The president of the RIOC, Herbert Berman, said at news conference yesterday that he did not yet have answers about why the trams were brought to a halt. Messrs. Bloomberg and Pataki said investigations were under way and that tram service would not resume until the problem was understood and fully fixed.
In September, the one engineer who knew how to get the power going, Armando Cordova, was stuck in a traffic jam in Westchester and was picked up by helicopter. He was on the scene Tuesday night.
According to officials with the operating cooperation, the tram system has a $3.1 million operating budget. The corporation also just approved a $4 million overhaul to upgrade the system, sources said.

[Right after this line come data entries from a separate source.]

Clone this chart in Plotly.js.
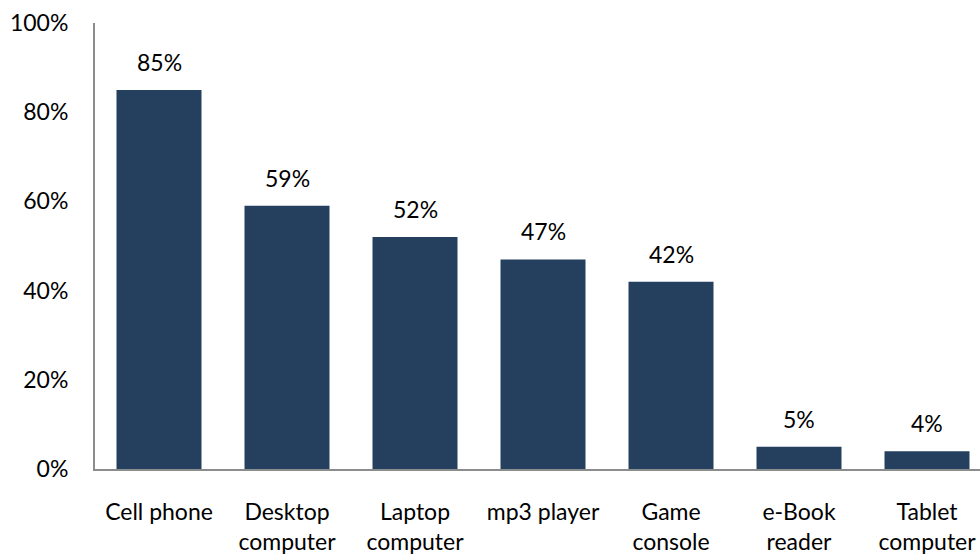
<!DOCTYPE html>
<html>
<head>
<meta charset="utf-8">
<script src="https://cdn.plot.ly/plotly-3.0.1.min.js"></script>
<style>html,body{margin:0;padding:0;background:#fff;}#chart{width:980px;height:559px;}</style>
</head>
<body>
<div id="chart"></div>
<script>
var categories = ["Cell phone", "Desktop<br>computer", "Laptop<br>computer", "mp3 player", "Game<br>console", "e-Book<br>reader", "Tablet<br>computer"];
var values = [85, 59, 52, 47, 42, 5, 4];
var yTickVals = [0, 20, 40, 60, 80, 100];
var yTickText = ["0%", "20%", "40%", "60%", "80%", "100%"];

var FONT = "Lato, 'Open Sans', sans-serif";
var FS = 23;
var barColor = "#253f5f";

var trace = {
  type: "bar",
  x: categories.map(function(c, i){ return i; }),
  y: values,
  marker: {color: barColor, line: {width: 0}},
  hoverinfo: "none"
};

var annotations = values.map(function(v, i){
  return {
    x: i, y: v, xref: "x", yref: "y",
    text: v + "%", showarrow: false,
    yanchor: "middle", yshift: 28,
    font: {family: FONT, size: FS, color: "#000"}
  };
});

var layout = {
  width: 980, height: 559,
  margin: {l: 95, r: 0, t: 23, b: 90},
  paper_bgcolor: "#fff", plot_bgcolor: "#fff",
  showlegend: false,
  bargap: 0.336,
  font: {family: FONT, size: FS, color: "#000"},
  xaxis: {
    range: [-0.5, 6.414],
    tickmode: "array",
    tickvals: categories.map(function(c, i){ return i; }),
    ticktext: categories,
    showgrid: false, zeroline: false,
    showline: true, linecolor: "#8c8c8c", linewidth: 2,
    ticks: "", ticklabelstandoff: 21,
    tickfont: {family: FONT, size: FS, color: "#000"},
    fixedrange: true
  },
  yaxis: {
    range: [0, 100],
    tickmode: "array",
    tickvals: yTickVals,
    ticktext: yTickText,
    showgrid: false, zeroline: false,
    showline: true, linecolor: "#8c8c8c", linewidth: 2,
    ticks: "", ticklabelstandoff: 20,
    tickfont: {family: FONT, size: FS, color: "#000"},
    fixedrange: true
  },
  annotations: annotations
};

Plotly.newPlot("chart", [trace], layout, {displayModeBar: false, staticPlot: true});
</script>
</body>
</html>
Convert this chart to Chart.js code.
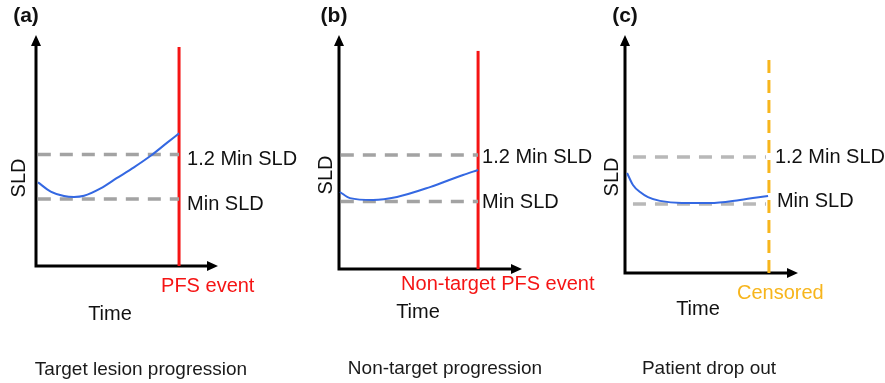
<!DOCTYPE html>
<html>
<head>
<meta charset="utf-8">
<script src="https://cdn.jsdelivr.net/npm/chart.js@4.4.1/dist/chart.umd.min.js"></script>
<style>
  html, body { margin: 0; padding: 0; background: #fff; }
  #wrap { position: relative; width: 885px; height: 383px; }
  #wrap canvas { position: absolute; left: 0; top: 0; }
</style>
</head>
<body>
<div id="wrap">
  <canvas id="chartA" width="885" height="383"></canvas>
  <canvas id="chartB" width="885" height="383"></canvas>
  <canvas id="chartC" width="885" height="383"></canvas>
</div>
<script>
// ---- data (arbitrary units, axes run 0..10) ----
const panelLabels = ['(a)', '(b)', '(c)'];
const captions = ['Target lesion progression', 'Non-target progression', 'Patient drop out'];
const eventLabels = ['PFS event', 'Non-target PFS event', 'Censored'];
const thresholdLabels = ['1.2 Min SLD', 'Min SLD'];
const axisLabels = ['Time', 'SLD'];

const timeA = [0.11, 0.81, 1.54, 2.09, 2.64, 3.55, 4.43, 5.38, 6.30, 7.21, 7.86];
const sldA  = [3.62, 3.22, 3.03, 2.99, 3.04, 3.36, 3.80, 4.27, 4.77, 5.34, 5.74];
const timeB = [0.05, 0.60, 1.86, 3.17, 4.97, 6.78, 7.60];
const sldB  = [3.29, 3.03, 2.95, 3.08, 3.50, 4.02, 4.23];
const timeC = [0.12, 0.46, 0.87, 1.33, 2.02, 3.29, 4.91, 6.65, 8.27];
const sldC  = [4.20, 3.70, 3.40, 3.19, 3.03, 2.94, 2.94, 3.07, 3.24];

const minSld   = [2.90, 2.88, 2.90];
const minSld12 = [4.83, 4.87, 4.87];
const eventTime = [7.86, 7.60, 8.32];
const eventTop  = [9.48, 9.32, 9.24];
const dashFrom  = [0.1, 0.1, 0.46];
const dashTo    = [7.86, 7.60, 8.15];

const times = [timeA, timeB, timeC];
const slds = [sldA, sldB, sldC];

// ---- layout / styling per panel ----
const W = 885, H = 383;
const FONT = '"Liberation Sans", Arial, sans-serif';
const layouts = [
  { id: 'chartA', left: 36, right: 218, top: 35, bottom: 266,
    eventColor: '#f51414', eventDash: [], gray: '#a3a3a3',
    hiGap: 8, loGap: 8, hiDy: 5.5, loDy: 5,
    evText: { dx: -18, dy: 20 }, time: { dx: 74, dy: 48 },
    sld: { dx: -16.5, y: 178 }, letter: { x: 26, y: 16 }, caption: { x: 141, y: 370 } },
  { id: 'chartB', left: 339, right: 522, top: 35, bottom: 269,
    eventColor: '#f51414', eventDash: [], gray: '#a3a3a3',
    hiGap: 4, loGap: 4, hiDy: 2, loDy: 0.5,
    evText: { dx: -77, dy: 15.5 }, time: { dx: 79, dy: 43.5 },
    sld: { dx: -13, y: 175 }, letter: { x: 334, y: 16.5 }, caption: { x: 445, y: 369 } },
  { id: 'chartC', left: 625, right: 798, top: 35, bottom: 273,
    eventColor: '#f7b51c', eventDash: [13, 7], gray: '#b8b8b8',
    hiGap: 6, loGap: 8, hiDy: 0, loDy: -2,
    evText: { dx: -32, dy: 20 }, time: { dx: 73, dy: 36.5 },
    sld: { dx: -12.5, y: 177 }, letter: { x: 625, y: 16 }, caption: { x: 709, y: 369 } }
];

Chart.defaults.font.family = FONT;

function axesPlugin(lay) {
  return {
    id: 'arrowAxes',
    beforeDatasetsDraw(chart) {
      const { ctx, chartArea: a } = chart;
      const head = 11, half = 5;
      ctx.save();
      ctx.strokeStyle = '#000';
      ctx.fillStyle = '#000';
      ctx.lineWidth = 3;
      ctx.beginPath();
      ctx.moveTo(a.left, a.bottom + 1.5);
      ctx.lineTo(a.left, a.top + head);
      ctx.moveTo(a.left - 1.5, a.bottom);
      ctx.lineTo(a.right - head, a.bottom);
      ctx.stroke();
      ctx.beginPath();
      ctx.moveTo(a.left, a.top);
      ctx.lineTo(a.left - half, a.top + head);
      ctx.lineTo(a.left + half, a.top + head);
      ctx.closePath();
      ctx.moveTo(a.right, a.bottom);
      ctx.lineTo(a.right - head, a.bottom - half);
      ctx.lineTo(a.right - head, a.bottom + half);
      ctx.closePath();
      ctx.fill();
      ctx.restore();
    }
  };
}

function textPlugin(i, lay) {
  return {
    id: 'panelText',
    afterDraw(chart) {
      const { ctx, chartArea: a } = chart;
      const xs = chart.scales.x, ys = chart.scales.y;
      const ex = xs.getPixelForValue(eventTime[i]);
      ctx.save();
      ctx.textBaseline = 'middle';
      ctx.fillStyle = '#111';
      ctx.font = '20px ' + FONT;
      ctx.textAlign = 'left';
      ctx.fillText(thresholdLabels[0], ex + lay.hiGap, ys.getPixelForValue(minSld12[i]) + lay.hiDy);
      ctx.fillText(thresholdLabels[1], ex + lay.loGap, ys.getPixelForValue(minSld[i]) + lay.loDy);

      ctx.fillStyle = lay.eventColor;
      ctx.fillText(eventLabels[i], ex + lay.evText.dx, a.bottom + lay.evText.dy);

      ctx.fillStyle = '#111';
      ctx.textAlign = 'center';
      ctx.fillText(axisLabels[0], a.left + lay.time.dx, a.bottom + lay.time.dy);

      ctx.save();
      ctx.translate(a.left + lay.sld.dx, lay.sld.y);
      ctx.rotate(-Math.PI / 2);
      ctx.fillText(axisLabels[1], 0, 0);
      ctx.restore();

      ctx.font = 'bold 21px ' + FONT;
      ctx.fillText(panelLabels[i], lay.letter.x, lay.letter.y);

      ctx.font = '19px ' + FONT;
      ctx.fillStyle = '#1a1a1a';
      ctx.fillText(captions[i], lay.caption.x, lay.caption.y);
      ctx.restore();
    }
  };
}

layouts.forEach((lay, i) => {
  const curve = times[i].map((t, k) => ({ x: t, y: slds[i][k] }));
  new Chart(document.getElementById(lay.id), {
    type: 'line',
    data: {
      datasets: [
        { data: curve, borderColor: '#3468e2', borderWidth: 2, cubicInterpolationMode: 'monotone' },
        { data: [{ x: dashFrom[i], y: minSld12[i] }, { x: dashTo[i], y: minSld12[i] }],
          borderColor: lay.gray, borderWidth: 3.5, borderDash: [13, 9] },
        { data: [{ x: dashFrom[i], y: minSld[i] }, { x: dashTo[i], y: minSld[i] }],
          borderColor: lay.gray, borderWidth: 3.5, borderDash: [13, 9] },
        { data: [{ x: eventTime[i], y: 0 }, { x: eventTime[i], y: eventTop[i] }],
          borderColor: lay.eventColor, borderWidth: 3, borderDash: lay.eventDash }
      ]
    },
    options: {
      responsive: false,
      animation: false,
      layout: { padding: { left: lay.left, right: W - lay.right, top: lay.top, bottom: H - lay.bottom } },
      scales: {
        x: { type: 'linear', min: 0, max: 10, display: false },
        y: { type: 'linear', min: 0, max: 10, display: false }
      },
      elements: { point: { radius: 0 } },
      plugins: { legend: { display: false }, tooltip: { enabled: false } }
    },
    plugins: [axesPlugin(lay), textPlugin(i, lay)]
  });
});
</script>
</body>
</html>
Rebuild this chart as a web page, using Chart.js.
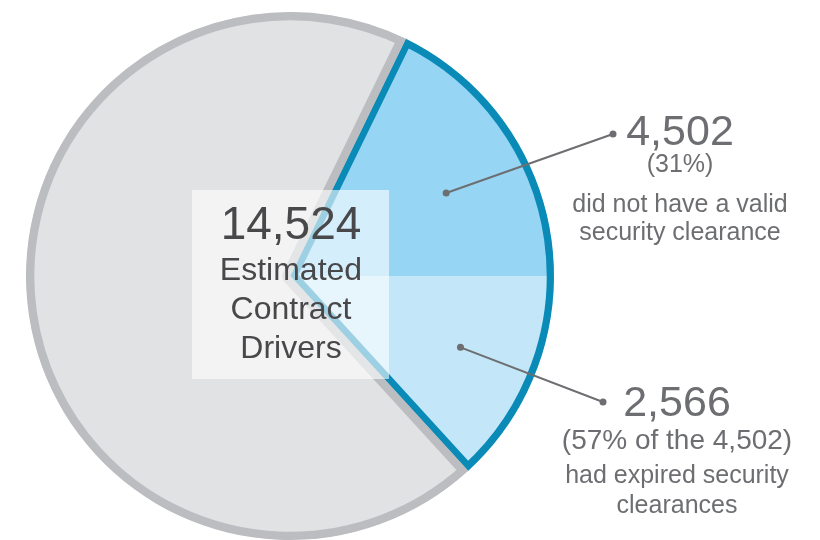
<!DOCTYPE html>
<html>
<head>
<meta charset="utf-8">
<script src="https://cdn.jsdelivr.net/npm/chart.js@4"></script>
<style>
  body { margin: 0; background: #fff; }
  #wrap { width: 820px; height: 540px; }
</style>
</head>
<body>
<div id="wrap"><canvas id="driversChart" width="820" height="540"></canvas></div>
<script>
const categories = ['Did not have a valid security clearance', 'Other contract drivers'];
const driverCounts = [4502, 10022];
const totalDrivers = 14524;
const expiredCount = 2566;
const centerLines = ['Estimated', 'Contract', 'Drivers'];
const calloutNotes = ['(31%)', '(57% of the 4,502)'];
const calloutText = [
  ['did not have a valid', 'security clearance'],
  ['had expired security', 'clearances']
];

const fmt = n => n.toLocaleString('en-US');
const FONT = '"Liberation Sans", Arial, Helvetica, sans-serif';

// blue slice: darker on top, lighter below the centre line
function sliceFill(context) {
  if (context.dataIndex !== 0) return '#e1e2e4';
  const chart = context.chart;
  const area = chart.chartArea;
  if (!area) return '#97d5f5';
  const g = chart.ctx.createLinearGradient(0, area.top, 0, area.bottom);
  g.addColorStop(0, '#97d5f5');
  g.addColorStop(0.5, '#97d5f5');
  g.addColorStop(0.5, '#c3e7f8');
  g.addColorStop(1, '#c3e7f8');
  return g;
}

// centre box, centre label, callouts
const calloutPlugin = {
  id: 'callouts',
  afterDatasetsDraw(chart) {
    const ctx = chart.ctx;
    const arc = chart.getDatasetMeta(0).data[0];
    const cx = arc.x, cy = arc.y, R = arc.outerRadius;

    ctx.save();
    // translucent white box
    ctx.fillStyle = 'rgba(255,255,255,0.6)';
    ctx.fillRect(cx - 98, cy - 86, 197, 189);

    ctx.fillStyle = '#48484a';
    ctx.textAlign = 'center';
    ctx.textBaseline = 'alphabetic';
    ctx.font = '46px ' + FONT;
    ctx.fillText(fmt(totalDrivers), cx + 1, cy - 37);
    ctx.font = '32px ' + FONT;
    centerLines.forEach((t, i) => ctx.fillText(t, cx + 1, cy + 4 + i * 39));

    // leader lines from inside the blue slice
    const anchors = [
      { ang: -28 * Math.PI / 180, r: 0.67, end: [613, 134] },
      { ang: 22.7 * Math.PI / 180, r: 0.70, end: [603, 402] }
    ];
    ctx.strokeStyle = '#6d6e71';
    ctx.fillStyle = '#6d6e71';
    ctx.lineWidth = 2;
    anchors.forEach(a => {
      const sx = cx + Math.cos(a.ang) * R * a.r;
      const sy = cy + Math.sin(a.ang) * R * a.r;
      ctx.beginPath();
      ctx.moveTo(sx, sy);
      ctx.lineTo(a.end[0], a.end[1]);
      ctx.stroke();
      [[sx, sy], a.end].forEach(p => {
        ctx.beginPath();
        ctx.arc(p[0], p[1], 3.5, 0, Math.PI * 2);
        ctx.fill();
      });
    });

    // callout text
    const blocks = [
      { x: 680, title: fmt(driverCounts[0]), ys: [145, 172, 212, 240], noteSize: 25 },
      { x: 677, title: fmt(expiredCount), ys: [416, 449, 483, 513], noteSize: 28 }
    ];
    blocks.forEach((b, i) => {
      ctx.font = '43px ' + FONT;
      ctx.fillText(b.title, b.x, b.ys[0]);
      ctx.font = b.noteSize + 'px ' + FONT;
      ctx.fillText(calloutNotes[i], b.x, b.ys[1]);
      ctx.font = '25px ' + FONT;
      ctx.fillText(calloutText[i][0], b.x, b.ys[2]);
      ctx.fillText(calloutText[i][1], b.x, b.ys[3]);
    });
    ctx.restore();
  }
};

const ctx = document.getElementById('driversChart').getContext('2d');
new Chart(ctx, {
  type: 'pie',
  data: {
    labels: categories,
    datasets: [{
      data: driverCounts,
      backgroundColor: sliceFill,
      borderColor: ['#0a8bb7', '#bcbdc0'],
      borderWidth: [7, 8],
      borderAlign: 'inner'
    }]
  },
  options: {
    responsive: false,
    animation: false,
    rotation: 26,
    layout: { padding: { top: 12, right: 240, bottom: 0, left: 0 } },
    plugins: {
      legend: { display: false },
      tooltip: { enabled: false }
    }
  },
  plugins: [calloutPlugin]
});
</script>
</body>
</html>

Meanwhile, emergency responders, who have fought turf wars during past crises when determining the lead agency on the scene, touted their ability to work side by side. The operation was handled as a so-called unified command, meaning that the Office of Emergency Management coordinated the fire and police officials.
The RIOC has had its share of problems over the years. In 2003, Robert Ryan was fired as its head in part for awarding himself a handsome bonus for his work in Lower Manhattan after the attack of September 11, 2001.
Assemblyman Richard Brodsky, who released a report on the ROIC, said yesterday that Mr. Berman has been much more responsive, but that there are still improvements to be made.
“This was a state authority,” Mr. Brodsky said. “It was a patronage dumping ground. For a variety of reason I think there’s been improvement.”
“We still don’t know what happened here,” he said. “Everybody deserves an opportunity to explain themselves, but this falls squarely on the shoulders of RIOC.”
The Roosevelt Island tram is similar to gondolas at ski resorts around the world. That could change if planners for Governors Island go through with efforts to create a tram system serving that island, Manhattan, and Brooklyn.
“Technology has advanced a tremendous amount over the last three decades, and we are confident that anything built with those advances would operate with little or no problem,” a spokeswoman for the Governors Island Preservation & Education Corporation, Yvette DeBow, said.